In a high-stakes poker game, knowing when your opponent is bluffing and being able to read a subtle smile or frown can make the difference between walking away with the pot or going home empty-handed.
But for AI, decoding these nuanced facial cues, whether for identity verification, bias detection, or facial recognition, remains a major challenge.
To tackle this, researchers at Johns Hopkins University developed FaceXBench, a comprehensive system designed to assess and improve how multimodal large language models (MLLMs) interpret and analyze faces. The findings,”FaceXBench: Evaluating Multimodal LLMs on Face Understanding,” are posted in arXiv.
“FaceXBench evaluates MLLMs across 14 tasks in six key areas,” said co-author Vishal Patel, an associate professor in the Whiting School of Engineering’s Department of Electrical and Computer Engineering. “It tests bias and fairness by examining whether models perform equally well across different ages, genders, and racial backgrounds, or if they make more mistakes for certain groups. It also assesses face recognition, including identifying faces in high- and low-resolution images, even recognizing celebrities.”
Additionally, FaceXBench evaluates face authentication by measuring how well models detect deepfakes and prevent spoofing—attempts to trick an AI system into using fake videos, images, or masks to impersonate someone else. The system further tests facial expression recognition, crowd counting, and head position estimation, which makes facial recognition systems more accurate in real-world situations where people are not always facing the camera. Finally, it checks whether models can find and use tools or techniques related to face analysis, like algorithms for tracking faces across different video frames or images.
The team’s initial findings highlighted gaps in some MLLMs’ ability to interpret and analyze faces effectively, testing 26 open-source models and two proprietary ones, GPT-40 and GeminiPro 1.5.
“Even the most advanced AI models had trouble spotting deepfakes or counting people in crowds because these tasks require detecting complex patterns. Methods designed to improve performance, like giving extra instructions or guiding the model’s reasoning, didn’t help either,” said co-author Kartik Narayan, a PhD student in computer science. “Bias was also an issue, as the models sometimes gave different results based on age, gender, or race.”
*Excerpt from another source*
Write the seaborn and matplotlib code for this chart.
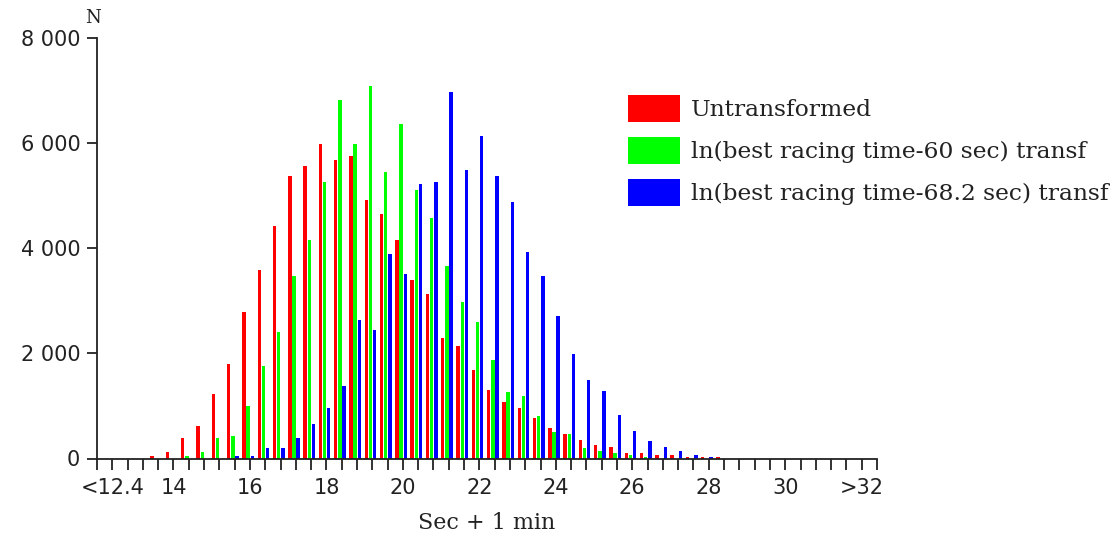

To address these challenges, the team proposes expanding the training data used for MLLMs to improve accuracy, using face-processing APIs, which are sets of tools that allow software systems to communicate for better performance, and developing techniques to reduce bias. This would ensure fairer outcomes in predictions, which involve AI making decisions like identifying individuals, recognizing expressions, or detecting biases.
“By identifying these weaknesses and offering a more structured path for improvement, FaceXBench lays the foundation for advanced, ethically responsible, and accurate face-understanding capabilities in MLLMs,” said co-author Vibashan VS, a PhD student in electrical and computer engineering. “As future researchers refine these models, they move closer to AI systems that can analyze and interpret human faces with the nuance and reliability required for real-world applications.”